David Kennedy è Pearson Sound. Per il suo primo disco con questo moniker non ha avuto molta fantasia per il nome e l’ha chiamato Pearson Sound, ed è uscito per la Hessle (sua etichetta) qualche mese fa. Contiene nove tracce, per 42 minuti e 6 secondi di ascolto di elettronica strumentale. Questa intro è delicata quanto è delicato l’attacco del disco che esce dalle casse dopo aver premuto play: per niente.

C’è una forza primordiale nell’elettronica colta di questo Pearson Sound che è quella assoluta del ritmo; tra questa foresta buia di suoni minimi e tamburi accordati in tonalità vi ritroverete a muovere la testa e, senza neanche accorgervene, ad essere dentro quella macchina ritmica letale che ha creato il buon Kennedy. Forse è questo lo scopo finale dell’inglese: lavorarci con i suoi pezzi in tempi composti, controtempi, senza lasciare tempo per riprenderci. Pearson Sound è ipnotico e ci cattura con le sue macchine musicali. Alla fine del disco vi chiederete probabilmente «cosa ho appena ascoltato?» eppure non avrete schiacciato skip neanche una volta, e neppure esiterete a riprendere il viaggio matto nel dedalo di Kennedy.

Il fatto è che tutto suona dannatamente interessante, stimolante all’ascolto. Nella sua crudezza quasi scarna, nei suoni delle drum machine analogiche, e negli spazi vuoti tra i suoni differenti Pearson Sound non sembra un’opera già lavorata; sembra piuttosto un’arnese per lavorare. È un trapano nel primo pezzo, con dei bassi *inauditi* ed esplosivi in Asphalt Sparkle (prendete le cuffie buone); gli stessi ritornano meno totalizzanti ma comunque profondissimi in Glass Eye, e dopo un rullante sospeso nel nulla a riverberare appare un hat disciolto, un saldatore; è una pialla fatta di pad abrasivi in Gristle; è un martello a forma di grancassa sintetica (che forma ha la grancassa sintetica direte voi? eh non lo so, però si sente) in Swill; in Six Congas è un’intera fabbrica che finisce con una delle poche concessioni melodiche di Pearson Sound, la scala “pura” di do maggiore che però si disintegra dopo 4 note; è una catena di montaggio nella splendida e claustrofobica finale Rubber Tree che si chiude nel noise con un feedback ripetuto.

Il lavoro di Pearson Sound condivide con quello di Jon Hopkins la predilezione per le architetture musicali complesse e inusuali, per gli spazi sonori; ma se Hopkins abita i suoi edifici elettronici con dei residui ambient Kennedy lascia tutto intorno a risuonare, abbandonato.
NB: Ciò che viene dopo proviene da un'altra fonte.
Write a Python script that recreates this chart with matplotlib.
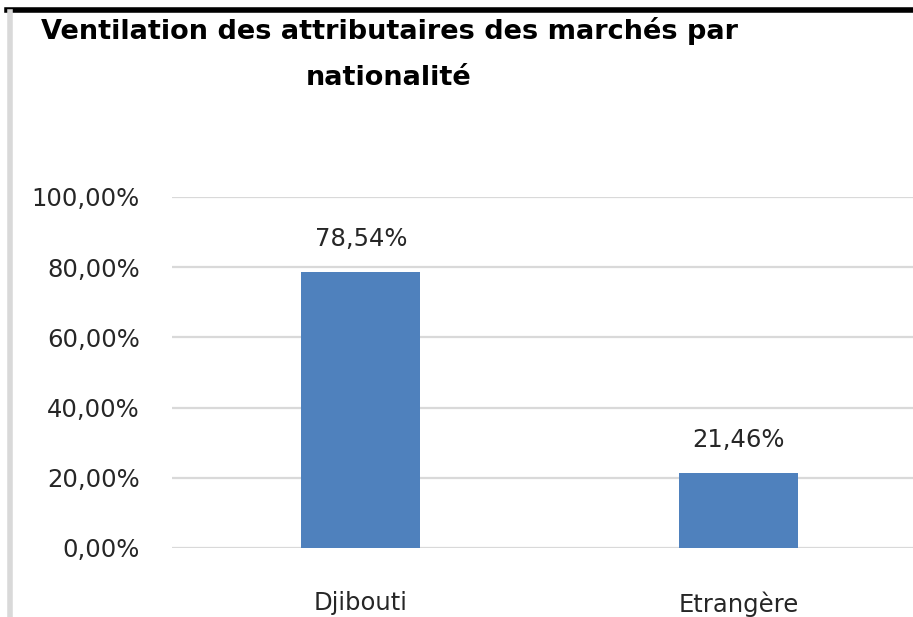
import matplotlib.pyplot as plt
from matplotlib.lines import Line2D

# données
categories = ["Djibouti", "Etrangère"]
valeurs = [0.7854, 0.2146]
ticks = [0.0, 0.2, 0.4, 0.6, 0.8, 1.0]

BLEU = '#4F81BD'
GRILLE = '#D9D9D9'
TEXTE = '#262626'


def fmt_pct(v):
    return f"{v * 100:.2f}%".replace('.', ',')


fig = plt.figure(figsize=(9.13, 6.17), dpi=100)
ax = fig.add_axes([172 / 913, 69 / 617, 755 / 913, 351 / 617])

x = range(len(categories))
ax.bar(x, valeurs, width=0.314, color=BLEU, zorder=3)

ax.set_xlim(-0.5, 1.5)
ax.set_ylim(0, 1.0)
ax.set_yticks(ticks)
ax.set_yticklabels([fmt_pct(t) for t in ticks])
ax.set_xticks(list(x))
ax.set_xticklabels(categories)

ax.grid(axis='y', color=GRILLE, linewidth=1.6, zorder=0)
ax.set_axisbelow(True)
for s in ax.spines.values():
    s.set_visible(False)
ax.tick_params(axis='y', length=0, pad=23, labelsize=17.5, labelcolor=TEXTE)
ax.tick_params(axis='x', length=0, pad=31, labelsize=17.5, labelcolor=TEXTE)

# étiquettes de valeurs
for xi, v in zip(x, valeurs):
    ax.annotate(fmt_pct(v), (xi, v), xytext=(0, 15), textcoords='offset points',
                ha='center', va='bottom', fontsize=17.5, color=TEXTE)

# titre
fig.text(389 / 913, 1 - 54 / 617,
         "Ventilation des attributaires des marchés par\nnationalité",
         ha='center', va='center', fontsize=19.5, fontweight='bold',
         linespacing=2.0, color='black')

# cadre : trait noir en haut, trait gris à gauche
fig.add_artist(Line2D([7 / 913, 1.0], [1 - 10 / 617, 1 - 10 / 617],
                      transform=fig.transFigure, color='black', linewidth=4))
fig.add_artist(Line2D([10 / 913, 10 / 913], [0, 1 - 12 / 617],
                      transform=fig.transFigure, color=GRILLE, linewidth=4))

fig.savefig("out.png", dpi=100)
È la concezione cervellotica della musica elettronica invece che l’avvicina ad Aphex Twin, assolutamente cerebrale e robotico ma con una presenza umana incontrovertibile, anche se Pearson Sound se ne discosta con i suoi suoni asciutti e freddi, metallici, non tondi ma appuntiti. Forse però Pearson Sound è davvero un robot malvagio e questa è la sua opera-messaggio, l’inno nazionale dello stato delle macchine, per indicare che sta venendo a distruggerci tutti. Se la sua forza è simile a quella del suo disco io mi arrendo, sulla fiducia: lode al regno dei robot, lode al regno di Pearson Sound. Ricordati di me David, un abbraccio.